Residents gathered at the statehouse on Friday to ask lawmakers to stop thinking about them as revenue sources and to instead think about how the state’s laws are affecting their daily lives.
Connecticut College student Michael Coscarelli said he was at the Capitol on behalf of his father, who runs a small business and couldn’t be there.
“He pays his taxes, he hires union workers,” said Coscarelli. “I’m here to stand up for him, because I don’t think you can tell someone how to spend their money.”
Coscarelli said he is concerned about the proposed “Hoarder’s Tax,” a bill that would place a levy on companies for keeping money in the bank.
“This is what liberals think of people who save money – they think of them as hoarders,” said J.R. Romano, state director of American’s For Prosperity, who sponsored the event.
Romano asked the residents who showed up to the event to sign a “I’m Not a Revenue Source” petition.
The state enacted $1.5 billion in tax hikes in 2011, but the new revenues haven’t kept pace with plans for new spending.

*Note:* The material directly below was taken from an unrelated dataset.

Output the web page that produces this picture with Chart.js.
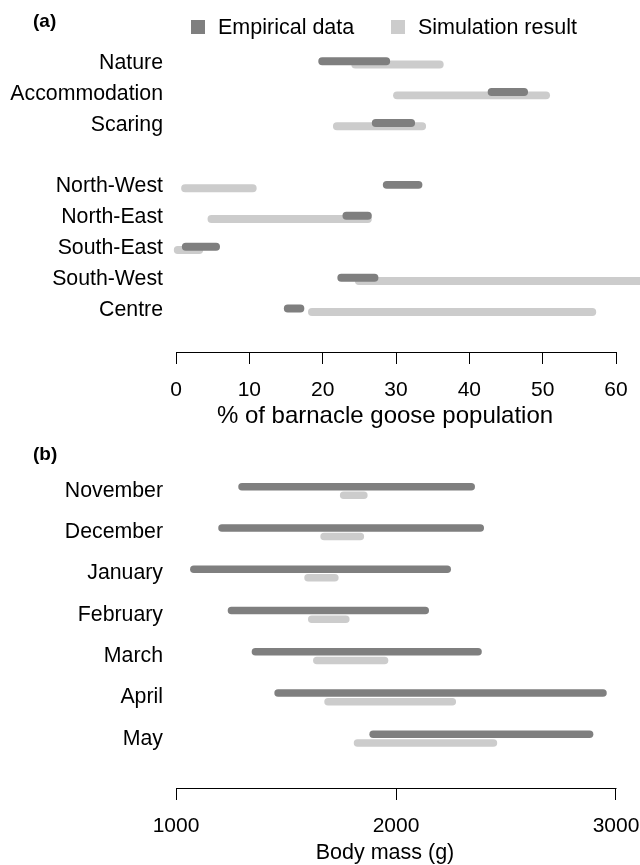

Malloy’s new budget would see spending go up almost 10 percent over the next two years.
Several small business owners at the event expressed frustration with how the state treats them.
Robin Emond said the business she owns with her husband has struggled to stay afloat recently.
“They’re trying to wear us down so they can have their way,” said Emond. “If it weren’t for our four elderly parents in the state, we’d be out of here.”
Chris Ratineri, a New Haven financial adviser, said even though he grew up in the state and has family here, the state’s economic situation makes him reevaluate his plans to stay.
“I can’t trust the legislature here with my retirement,” he said. “I don’t trust that they’re doing the right things. Our taxes keep going up.”
Wallingford real estate broker Mark Mnich said he’s seeing first hand the effect the state’s fiscal policies are having on families.
“I’ve seen many people move out of state because they see greener pastures elsewhere,” he said.
Many of the residents at the event expressed frustration with their inability to keep up with what the legislature is doing. But Republican state Sen. Joe Markley said they shouldn’t have to.
“You can’t be expected to fight all of these bills,” he said. “You need to elect people to office who are on your side. It’s easier to elect good people than to change the minds of people on the other side.”